▶ WHAT IS NEEDED
Every record must appear in your copy exactly as written, with no pictures.

▶ TASK MATERIAL
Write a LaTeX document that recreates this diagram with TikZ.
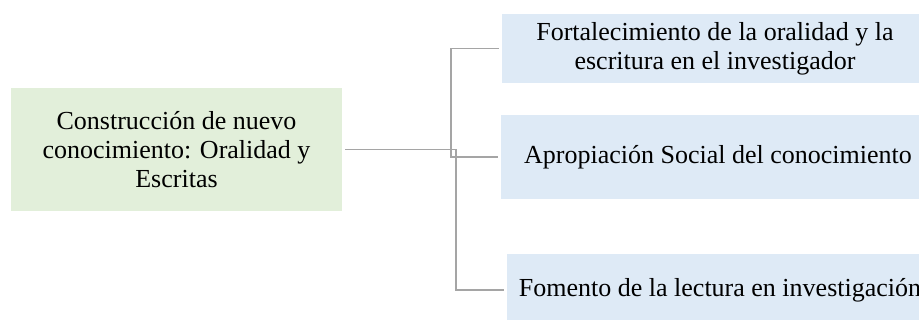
\documentclass[tikz,border=0pt]{standalone}
\usepackage{fontspec}
\setmainfont{Liberation Serif}
\usetikzlibrary{calc}
\definecolor{boxgreen}{HTML}{E2EFDA}
\definecolor{boxblue}{HTML}{DEEAF6}
\definecolor{linegray}{HTML}{A5A5A5}
\begin{document}
\begin{tikzpicture}[x=1pt, y=1pt,
	greenbox/.style={fill=boxgreen, align=center, inner sep=0pt, outer sep=3pt},
	bluebox/.style={fill=boxblue, align=center, inner sep=0pt, outer sep=3pt},
	link/.style={draw=linegray, line width=1.7pt},
	font=\fontsize{26}{29}\selectfont]
	\path[use as bounding box, clip] (0,0) rectangle (919,320);
	\node[greenbox, minimum width=331, minimum height=123] (mainbox) at (176.5,170.5) {Construcción de nuevo\\conocimiento: Oralidad y\\Escritas};
	\node[bluebox, minimum width=426, minimum height=69] (box1) at (715,271.5) {Fortalecimiento de la oralidad y la\\escritura en el investigador};
	\node[bluebox, minimum width=434, minimum height=84] (box2) at (718,163) {Apropiación Social del conocimiento};
	\node[bluebox, minimum width=426, minimum height=72] (box3) at (720,30) {Fomento de la lectura en investigación};
	\draw[link] (mainbox.east) -- ++(111,0) |- (box3.west);
	\draw[link] (box1.west) -- ++(-48,0) |- (box2.west);
\end{tikzpicture}
\end{document}
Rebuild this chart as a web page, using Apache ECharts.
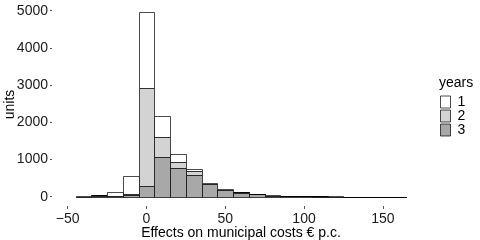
<!DOCTYPE html>
<html><head><meta charset="utf-8">
<script src="https://cdn.jsdelivr.net/npm/echarts@6/dist/echarts.min.js"></script>
<style>html,body{margin:0;padding:0;background:#fff}#c{width:480px;height:240px}</style>
</head><body><div id="c"></div>
<script>
// Histogram bins (centers, width 10) and counts per year (stacked: 3 bottom, 2 middle, 1 top)
const binCenters = [-40,-30,-20,-10,0,10,20,30,40,50,60,70,80,90,100,110,120,130,140,150,160];
const binWidth = 10;
const years = ['1','2','3'];
const year3 = [4,30,15,35,290,1065,770,580,335,175,112,64,30,8,7,6,5,0,0,0,0];
const year2 = [2,8,10,45,2625,535,170,100,15,12,8,5,3,1,1,1,1,0,0,0,0];
const year1 = [2,7,90,480,2045,580,205,55,10,8,6,3,2,1,1,1,1,0,0,0,0];
const xTicks = [-50,0,50,100,150];
const yTicks = [0,1000,2000,3000,4000,5000];
const fills = {'1':'#ffffff','2':'#d3d3d3','3':'#a8a8a8'};
const stroke = 'rgba(0,0,0,0.7)';
const font = 'Liberation Sans, Arial, Helvetica, sans-serif';

const byYear = {'1':year1,'2':year2,'3':year3};
const stackOrder = ['3','2','1'];
const base = binCenters.map(()=>0);
const series = stackOrder.map(y => {
  const vals = byYear[y];
  const data = binCenters.map((c,i) => {
    const b = base[i], t = b + vals[i];
    base[i] = t;
    return [c, b, t];
  });
  return {
    type:'custom', name:y, data:data,
    encode:{x:0, y:2},
    itemStyle:{color:fills[y]},
    renderItem:function(params, api){
      const c = api.value(0), b = api.value(1), t = api.value(2);
      const p0 = api.coord([c - binWidth/2, b]);
      const p1 = api.coord([c + binWidth/2, t]);
      const x0 = Math.round(p0[0])+0.5, x1 = Math.round(p1[0])+0.5;
      const y0 = Math.round(p0[1])+0.5, y1 = Math.round(p1[1])+0.5;
      return {type:'rect', shape:{x:x0, y:y1, width:x1-x0, height:y0-y1},
        style:{fill:fills[y], stroke:stroke, lineWidth:1}};
    }
  };
});

const chart = echarts.init(document.getElementById('c'), null, {renderer:'canvas'});
chart.setOption({
  animation:false,
  backgroundColor:'#ffffff',
  textStyle:{fontFamily:font},
  title:{text:'years', left:439, top:76, padding:0,
    textStyle:{fontSize:14, fontWeight:'normal', color:'#000', fontFamily:font}},
  legend:{orient:'vertical', left:440, top:95, padding:0, itemWidth:10, itemHeight:12, itemGap:0,
    selectedMode:false, icon:'rect',
    textStyle:{fontSize:14, color:'#000', lineHeight:12, height:12, fontFamily:font, padding:[0,0,0,2]},
    data:years.map(y => ({name:y, itemStyle:{color:fills[y], borderColor:stroke, borderWidth:1}}))},
  grid:{left:59, right:57, top:3, bottom:34, containLabel:false, outerBoundsMode:'none'},
  xAxis:{type:'value', min:-55.5, max:175.5, offset:0,
    axisLine:{show:false, onZero:false}, splitLine:{show:false},
    axisTick:{show:true, length:3, customValues:xTicks, lineStyle:{color:'#555', width:1}},
    axisLabel:{customValues:xTicks, fontSize:14, color:'#1a1a1a', margin:6, fontFamily:font,
      formatter:v => v < 0 ? '\u2212' + Math.abs(v) : String(v)},
    name:'Effects on municipal costs \u20ac p.c.', nameLocation:'middle', nameGap:20, nameMoveOverlap:false,
    nameTextStyle:{fontSize:14, color:'#000', fontFamily:font}},
  yAxis:{type:'value', min:-249, max:5208, offset:7,
    axisLine:{show:false, onZero:false}, splitLine:{show:false},
    axisTick:{show:true, length:2, customValues:yTicks, lineStyle:{color:'#555', width:1}},
    axisLabel:{customValues:yTicks, fontSize:14, color:'#1a1a1a', margin:4, fontFamily:font,
      formatter:v => String(v)},
    name:'units', nameLocation:'middle', nameGap:35, nameRotate:90, nameMoveOverlap:false,
    nameTextStyle:{fontSize:14, color:'#000', fontFamily:font}},
  series:series
});
</script>
</body></html>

▶ WRITTEN RESPONSE
Write a LaTeX document that recreates this diagram with TikZ.
\documentclass[tikz,border=0pt]{standalone}
\usepackage{fontspec}
\setmainfont{Liberation Serif}
\usetikzlibrary{calc}
\definecolor{boxgreen}{HTML}{E2EFDA}
\definecolor{boxblue}{HTML}{DEEAF6}
\definecolor{linegray}{HTML}{A5A5A5}
\begin{document}
\begin{tikzpicture}[x=1pt, y=1pt,
	greenbox/.style={fill=boxgreen, align=center, inner sep=0pt, outer sep=3pt},
	bluebox/.style={fill=boxblue, align=center, inner sep=0pt, outer sep=3pt},
	link/.style={draw=linegray, line width=1.7pt},
	font=\fontsize{26}{29}\selectfont]
	\path[use as bounding box, clip] (0,0) rectangle (919,320);
	\node[greenbox, minimum width=331, minimum height=123] (mainbox) at (176.5,170.5) {Construcción de nuevo\\conocimiento: Oralidad y\\Escritas};
	\node[bluebox, minimum width=426, minimum height=69] (box1) at (715,271.5) {Fortalecimiento de la oralidad y la\\escritura en el investigador};
	\node[bluebox, minimum width=434, minimum height=84] (box2) at (718,163) {Apropiación Social del conocimiento};
	\node[bluebox, minimum width=426, minimum height=72] (box3) at (720,30) {Fomento de la lectura en investigación};
	\draw[link] (mainbox.east) -- ++(111,0) |- (box3.west);
	\draw[link] (box1.west) -- ++(-48,0) |- (box2.west);
\end{tikzpicture}
\end{document}
Rebuild this chart as a web page, using Apache ECharts.
<!DOCTYPE html>
<html><head><meta charset="utf-8">
<script src="https://cdn.jsdelivr.net/npm/echarts@6/dist/echarts.min.js"></script>
<style>html,body{margin:0;padding:0;background:#fff}#c{width:480px;height:240px}</style>
</head><body><div id="c"></div>
<script>
// Histogram bins (centers, width 10) and counts per year (stacked: 3 bottom, 2 middle, 1 top)
const binCenters = [-40,-30,-20,-10,0,10,20,30,40,50,60,70,80,90,100,110,120,130,140,150,160];
const binWidth = 10;
const years = ['1','2','3'];
const year3 = [4,30,15,35,290,1065,770,580,335,175,112,64,30,8,7,6,5,0,0,0,0];
const year2 = [2,8,10,45,2625,535,170,100,15,12,8,5,3,1,1,1,1,0,0,0,0];
const year1 = [2,7,90,480,2045,580,205,55,10,8,6,3,2,1,1,1,1,0,0,0,0];
const xTicks = [-50,0,50,100,150];
const yTicks = [0,1000,2000,3000,4000,5000];
const fills = {'1':'#ffffff','2':'#d3d3d3','3':'#a8a8a8'};
const stroke = 'rgba(0,0,0,0.7)';
const font = 'Liberation Sans, Arial, Helvetica, sans-serif';

const byYear = {'1':year1,'2':year2,'3':year3};
const stackOrder = ['3','2','1'];
const base = binCenters.map(()=>0);
const series = stackOrder.map(y => {
  const vals = byYear[y];
  const data = binCenters.map((c,i) => {
    const b = base[i], t = b + vals[i];
    base[i] = t;
    return [c, b, t];
  });
  return {
    type:'custom', name:y, data:data,
    encode:{x:0, y:2},
    itemStyle:{color:fills[y]},
    renderItem:function(params, api){
      const c = api.value(0), b = api.value(1), t = api.value(2);
      const p0 = api.coord([c - binWidth/2, b]);
      const p1 = api.coord([c + binWidth/2, t]);
      const x0 = Math.round(p0[0])+0.5, x1 = Math.round(p1[0])+0.5;
      const y0 = Math.round(p0[1])+0.5, y1 = Math.round(p1[1])+0.5;
      return {type:'rect', shape:{x:x0, y:y1, width:x1-x0, height:y0-y1},
        style:{fill:fills[y], stroke:stroke, lineWidth:1}};
    }
  };
});

const chart = echarts.init(document.getElementById('c'), null, {renderer:'canvas'});
chart.setOption({
  animation:false,
  backgroundColor:'#ffffff',
  textStyle:{fontFamily:font},
  title:{text:'years', left:439, top:76, padding:0,
    textStyle:{fontSize:14, fontWeight:'normal', color:'#000', fontFamily:font}},
  legend:{orient:'vertical', left:440, top:95, padding:0, itemWidth:10, itemHeight:12, itemGap:0,
    selectedMode:false, icon:'rect',
    textStyle:{fontSize:14, color:'#000', lineHeight:12, height:12, fontFamily:font, padding:[0,0,0,2]},
    data:years.map(y => ({name:y, itemStyle:{color:fills[y], borderColor:stroke, borderWidth:1}}))},
  grid:{left:59, right:57, top:3, bottom:34, containLabel:false, outerBoundsMode:'none'},
  xAxis:{type:'value', min:-55.5, max:175.5, offset:0,
    axisLine:{show:false, onZero:false}, splitLine:{show:false},
    axisTick:{show:true, length:3, customValues:xTicks, lineStyle:{color:'#555', width:1}},
    axisLabel:{customValues:xTicks, fontSize:14, color:'#1a1a1a', margin:6, fontFamily:font,
      formatter:v => v < 0 ? '\u2212' + Math.abs(v) : String(v)},
    name:'Effects on municipal costs \u20ac p.c.', nameLocation:'middle', nameGap:20, nameMoveOverlap:false,
    nameTextStyle:{fontSize:14, color:'#000', fontFamily:font}},
  yAxis:{type:'value', min:-249, max:5208, offset:7,
    axisLine:{show:false, onZero:false}, splitLine:{show:false},
    axisTick:{show:true, length:2, customValues:yTicks, lineStyle:{color:'#555', width:1}},
    axisLabel:{customValues:yTicks, fontSize:14, color:'#1a1a1a', margin:4, fontFamily:font,
      formatter:v => String(v)},
    name:'units', nameLocation:'middle', nameGap:35, nameRotate:90, nameMoveOverlap:false,
    nameTextStyle:{fontSize:14, color:'#000', fontFamily:font}},
  series:series
});
</script>
</body></html>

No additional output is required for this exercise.